Excellent, tight story. I am going to miss these books. James is what, 82? 84? (Consulting Wikipedia: 88) Anyway, I am not counting on anymore from her. It would be wonderful to have more, but that might be too much to expect. This book clearly wrapped up some threads, with Kate Miskin being settled nicely, and Adam Dalgleish getting married.

81. Persepolis by Marjane Satrapi

This was an LT recommendation, and I am glad I read it. I am not a big graphic novel person, but I thought this was a good way to tell this story. I am going to look for part 2 soon.

82. Halting State by Charles Stross

I really enjoyed this book, too. Not a big surprise, since I liked Glasshouse so much. I like the way Stross creates believable characters that are well-rounded, whether the character in question is male or female. I was a bit thrown by the second person PPOV, especially since the story shifted between POVs of the three main characters, but it quickly became less jarring.
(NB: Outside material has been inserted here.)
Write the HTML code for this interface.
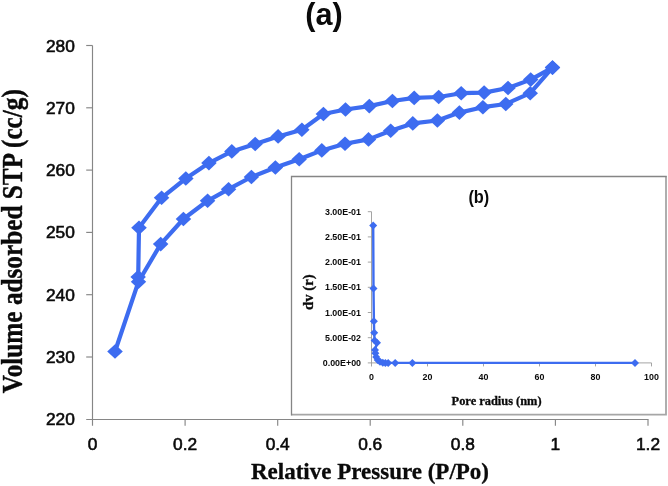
<!DOCTYPE html>
<html><head><meta charset="utf-8"><title>chart</title>
<style>html,body{margin:0;padding:0;background:#fff;}body{width:668px;height:486px;overflow:hidden;font-family:"Liberation Sans",sans-serif;}svg{display:block;transform:translateZ(0);will-change:transform;}</style>
</head><body>
<svg width="668" height="486" viewBox="0 0 668 486">
<rect width="668" height="486" fill="#fff"/>
<g stroke="#868686" stroke-width="1.15" fill="none">
<path d="M92.5 45.5V425.7"/>
<path d="M86.2 419.5H648.5"/>
<path d="M86.2 45.5H92.5"/>
<path d="M86.2 107.8H92.5"/>
<path d="M86.2 170.1H92.5"/>
<path d="M86.2 232.4H92.5"/>
<path d="M86.2 294.7H92.5"/>
<path d="M86.2 357.0H92.5"/>
<path d="M185.1 419.5V425.7"/>
<path d="M277.7 419.5V425.7"/>
<path d="M370.2 419.5V425.7"/>
<path d="M462.8 419.5V425.7"/>
<path d="M555.4 419.5V425.7"/>
<path d="M648.0 419.5V425.7"/>
</g>
<g font-family="'Liberation Sans', sans-serif" font-size="16.2" fill="#0a0a0a" stroke="#0a0a0a" stroke-width="0.55">
<text transform="translate(74.8 51.5) scale(1.07 1.0)" text-anchor="end">280</text>
<text transform="translate(74.8 113.8) scale(1.07 1.0)" text-anchor="end">270</text>
<text transform="translate(74.8 176.1) scale(1.07 1.0)" text-anchor="end">260</text>
<text transform="translate(74.8 238.4) scale(1.07 1.0)" text-anchor="end">250</text>
<text transform="translate(74.8 300.7) scale(1.07 1.0)" text-anchor="end">240</text>
<text transform="translate(74.8 363.0) scale(1.07 1.0)" text-anchor="end">230</text>
<text transform="translate(74.8 425.3) scale(1.07 1.0)" text-anchor="end">220</text>
<text transform="translate(92.5 449.6) scale(1.07 1.0)" text-anchor="middle">0</text>
<text transform="translate(185.1 449.6) scale(1.07 1.0)" text-anchor="middle">0.2</text>
<text transform="translate(277.7 449.6) scale(1.07 1.0)" text-anchor="middle">0.4</text>
<text transform="translate(370.2 449.6) scale(1.07 1.0)" text-anchor="middle">0.6</text>
<text transform="translate(462.8 449.6) scale(1.07 1.0)" text-anchor="middle">0.8</text>
<text transform="translate(555.4 449.6) scale(1.07 1.0)" text-anchor="middle">1</text>
<text transform="translate(648.0 449.6) scale(1.07 1.0)" text-anchor="middle">1.2</text>
</g>
<text x="323.9" y="24.8" text-anchor="middle" font-family="'Liberation Sans', sans-serif" font-weight="bold" font-size="30.6" fill="#0a0a0a">(a)</text>
<text x="370" y="478.8" text-anchor="middle" font-family="'Liberation Serif', serif" font-weight="bold" font-size="23" fill="#0a0a0a" stroke="#0a0a0a" stroke-width="0.3">Relative Pressure (P/Po)</text>
<text transform="translate(21.9 241.2) rotate(-90) scale(1 1.18)" stroke="#0a0a0a" stroke-width="0.35" text-anchor="middle" font-family="'Liberation Serif', serif" font-weight="bold" font-size="25.25" fill="#0a0a0a">Volume adsorbed STP (cc/g)</text>
<polyline fill="none" stroke="#3d6cf0" stroke-width="4.2" stroke-linejoin="round" stroke-linecap="round" points="552.5,67.6 530.7,79.6 508.0,88.0 484.1,92.6 461.2,93.2 438.7,97.0 414.2,97.9 392.4,101.0 369.3,106.1 345.5,109.5 323.4,114.0 301.9,129.7 278.1,136.4 255.2,144.0 231.8,151.4 208.9,163.1 185.8,178.5 161.6,197.8 139.0,227.8 138.2,277.0"/>
<polyline fill="none" stroke="#3d6cf0" stroke-width="4.2" stroke-linejoin="round" stroke-linecap="round" points="115.0,351.5 138.5,281.7 160.7,244.1 183.4,219.0 207.6,200.8 228.6,189.2 251.4,177.0 275.4,167.5 299.2,159.3 321.8,150.4 345.0,143.7 368.5,139.4 390.7,130.8 412.8,123.4 437.4,120.5 459.4,112.6 482.9,107.2 505.8,104.0 530.2,93.2 552.5,67.6"/>
<g fill="#3d6cf0"><path d="M544.8 67.6L552.5 60.3L560.2 67.6L552.5 74.9Z"/><path d="M523.0 79.6L530.7 72.3L538.5 79.6L530.7 86.9Z"/><path d="M500.2 88.0L508.0 80.7L515.8 88.0L508.0 95.3Z"/><path d="M476.4 92.6L484.1 85.3L491.9 92.6L484.1 99.9Z"/><path d="M453.4 93.2L461.2 85.9L468.9 93.2L461.2 100.5Z"/><path d="M430.9 97.0L438.7 89.7L446.4 97.0L438.7 104.3Z"/><path d="M406.4 97.9L414.2 90.6L421.9 97.9L414.2 105.2Z"/><path d="M384.6 101.0L392.4 93.7L400.1 101.0L392.4 108.3Z"/><path d="M361.6 106.1L369.3 98.8L377.1 106.1L369.3 113.4Z"/><path d="M337.8 109.5L345.5 102.2L353.2 109.5L345.5 116.8Z"/><path d="M315.6 114.0L323.4 106.7L331.1 114.0L323.4 121.3Z"/><path d="M294.1 129.7L301.9 122.4L309.6 129.7L301.9 137.0Z"/><path d="M270.4 136.4L278.1 129.1L285.9 136.4L278.1 143.7Z"/><path d="M247.4 144.0L255.2 136.7L262.9 144.0L255.2 151.3Z"/><path d="M224.1 151.4L231.8 144.1L239.6 151.4L231.8 158.7Z"/><path d="M201.2 163.1L208.9 155.8L216.7 163.1L208.9 170.4Z"/><path d="M178.1 178.5L185.8 171.2L193.6 178.5L185.8 185.8Z"/><path d="M153.8 197.8L161.6 190.5L169.3 197.8L161.6 205.1Z"/><path d="M131.2 227.8L139.0 220.5L146.8 227.8L139.0 235.1Z"/><path d="M130.4 277.0L138.2 269.7L145.9 277.0L138.2 284.3Z"/><path d="M107.2 351.5L115.0 344.2L122.8 351.5L115.0 358.8Z"/><path d="M130.8 281.7L138.5 274.4L146.2 281.7L138.5 289.0Z"/><path d="M152.9 244.1L160.7 236.8L168.4 244.1L160.7 251.4Z"/><path d="M175.7 219.0L183.4 211.7L191.2 219.0L183.4 226.3Z"/><path d="M199.8 200.8L207.6 193.5L215.3 200.8L207.6 208.1Z"/><path d="M220.8 189.2L228.6 181.9L236.3 189.2L228.6 196.5Z"/><path d="M243.7 177.0L251.4 169.7L259.1 177.0L251.4 184.3Z"/><path d="M267.6 167.5L275.4 160.2L283.1 167.5L275.4 174.8Z"/><path d="M291.4 159.3L299.2 152.0L306.9 159.3L299.2 166.6Z"/><path d="M314.1 150.4L321.8 143.1L329.6 150.4L321.8 157.7Z"/><path d="M337.2 143.7L345.0 136.4L352.8 143.7L345.0 151.0Z"/><path d="M360.8 139.4L368.5 132.1L376.2 139.4L368.5 146.7Z"/><path d="M382.9 130.8L390.7 123.5L398.4 130.8L390.7 138.1Z"/><path d="M405.1 123.4L412.8 116.1L420.6 123.4L412.8 130.7Z"/><path d="M429.6 120.5L437.4 113.2L445.1 120.5L437.4 127.8Z"/><path d="M451.6 112.6L459.4 105.3L467.1 112.6L459.4 119.9Z"/><path d="M475.1 107.2L482.9 99.9L490.6 107.2L482.9 114.5Z"/><path d="M498.1 104.0L505.8 96.7L513.5 104.0L505.8 111.3Z"/><path d="M522.5 93.2L530.2 85.9L538.0 93.2L530.2 100.5Z"/><path d="M544.8 67.6L552.5 60.3L560.2 67.6L552.5 74.9Z"/></g>
<rect x="291.5" y="176.5" width="374.5" height="238.2" fill="#fff"/>
<path d="M666 176.5V414.7H291.5" fill="none" stroke="#a6a6a6" stroke-width="1.8"/>
<path d="M291.5 415.4V176.5H666.8" fill="none" stroke="#858585" stroke-width="1.3"/>
<g stroke="#9a9a9a" stroke-width="0.9" fill="none">
<path d="M371.5 211.7V366.5"/>
<path d="M367.8 362.9H651.5"/>
<path d="M367.8 211.7H371.5"/>
<path d="M367.8 236.9H371.5"/>
<path d="M367.8 262.1H371.5"/>
<path d="M367.8 287.3H371.5"/>
<path d="M367.8 312.5H371.5"/>
<path d="M367.8 337.7H371.5"/>
<path d="M427.5 362.9V366.4"/>
<path d="M483.5 362.9V366.4"/>
<path d="M539.5 362.9V366.4"/>
<path d="M595.5 362.9V366.4"/>
<path d="M651.5 362.9V366.4"/>
</g>
<g font-family="'Liberation Sans', sans-serif" font-weight="bold" font-size="8.9" fill="#0a0a0a">
<text x="361" y="214.7" text-anchor="end">3.00E-01</text>
<text x="361" y="239.9" text-anchor="end">2.50E-01</text>
<text x="361" y="265.1" text-anchor="end">2.00E-01</text>
<text x="361" y="290.3" text-anchor="end">1.50E-01</text>
<text x="361" y="315.5" text-anchor="end">1.00E-01</text>
<text x="361" y="340.7" text-anchor="end">5.00E-02</text>
<text x="361" y="365.9" text-anchor="end">0.00E+00</text>
<text x="371.5" y="380.4" text-anchor="middle">0</text>
<text x="427.5" y="380.4" text-anchor="middle">20</text>
<text x="483.5" y="380.4" text-anchor="middle">40</text>
<text x="539.5" y="380.4" text-anchor="middle">60</text>
<text x="595.5" y="380.4" text-anchor="middle">80</text>
<text x="651.5" y="380.4" text-anchor="middle">100</text>
</g>
<text transform="translate(478.8 203.4) scale(1.02 1.1)" text-anchor="middle" font-family="'Liberation Sans', sans-serif" font-weight="bold" font-size="16" fill="#0a0a0a">(b)</text>
<text x="496.6" y="404.6" text-anchor="middle" font-family="'Liberation Serif', serif" font-weight="bold" font-size="12.4" fill="#0a0a0a" stroke="#0a0a0a" stroke-width="0.3">Pore radius (nm)</text>
<text transform="translate(312.9 292.2) rotate(-90)" text-anchor="middle" font-family="'Liberation Serif', serif" font-weight="bold" font-size="14.7" fill="#0a0a0a" stroke="#0a0a0a" stroke-width="0.3">dv (r)</text>
<polyline fill="none" stroke="#3d6cf0" stroke-width="2.4" stroke-linejoin="round" stroke-linecap="round" points="373.2,225.5 373.5,288.4 373.9,321.3 374.2,332.8 374.6,340.5 377.0,342.7 375.0,350.1 375.4,353.2 376.2,357.0 377.7,360.1 380.0,361.7 382.8,362.8 385.4,362.9 388.2,362.9 395.2,362.9 412.4,362.9 635.0,362.9"/>
<g fill="#3d6cf0"><path d="M369.2 225.5L373.2 221.5L377.2 225.5L373.2 229.5Z"/><path d="M369.5 288.4L373.5 284.4L377.5 288.4L373.5 292.4Z"/><path d="M369.9 321.3L373.9 317.3L377.9 321.3L373.9 325.3Z"/><path d="M370.2 332.8L374.2 328.8L378.2 332.8L374.2 336.8Z"/><path d="M370.6 340.5L374.6 336.5L378.6 340.5L374.6 344.5Z"/><path d="M373.0 342.7L377.0 338.7L381.0 342.7L377.0 346.7Z"/><path d="M371.0 350.1L375.0 346.1L379.0 350.1L375.0 354.1Z"/><path d="M371.4 353.2L375.4 349.2L379.4 353.2L375.4 357.2Z"/><path d="M372.2 357.0L376.2 353.0L380.2 357.0L376.2 361.0Z"/><path d="M373.7 360.1L377.7 356.1L381.7 360.1L377.7 364.1Z"/><path d="M376.0 361.7L380.0 357.7L384.0 361.7L380.0 365.7Z"/><path d="M378.8 362.8L382.8 358.8L386.8 362.8L382.8 366.8Z"/><path d="M381.4 362.9L385.4 358.9L389.4 362.9L385.4 366.9Z"/><path d="M384.2 362.9L388.2 358.9L392.2 362.9L388.2 366.9Z"/><path d="M391.2 362.9L395.2 358.9L399.2 362.9L395.2 366.9Z"/><path d="M408.4 362.9L412.4 358.9L416.4 362.9L412.4 366.9Z"/><path d="M631.0 362.9L635.0 358.9L639.0 362.9L635.0 366.9Z"/></g>
</svg>
</body></html>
I liked the combination of gaming, high-tech coding, business and old-fashioned human relations. I also liked the near-future extrapolation of many current trends, and how that made the world in the book seem both familiar and very foreign. I definitely recommend this one.


All in all, a pretty good year of reading, especially when you consider the whole house buying thing. Next up: A Look at the Statistics of the last year, and then the start of 2009. I am going to try for 100 again this year, and have already made a dent, with 5 books. I am also participating in Orange January, which is a great idea, and leading me to many wonderful reads.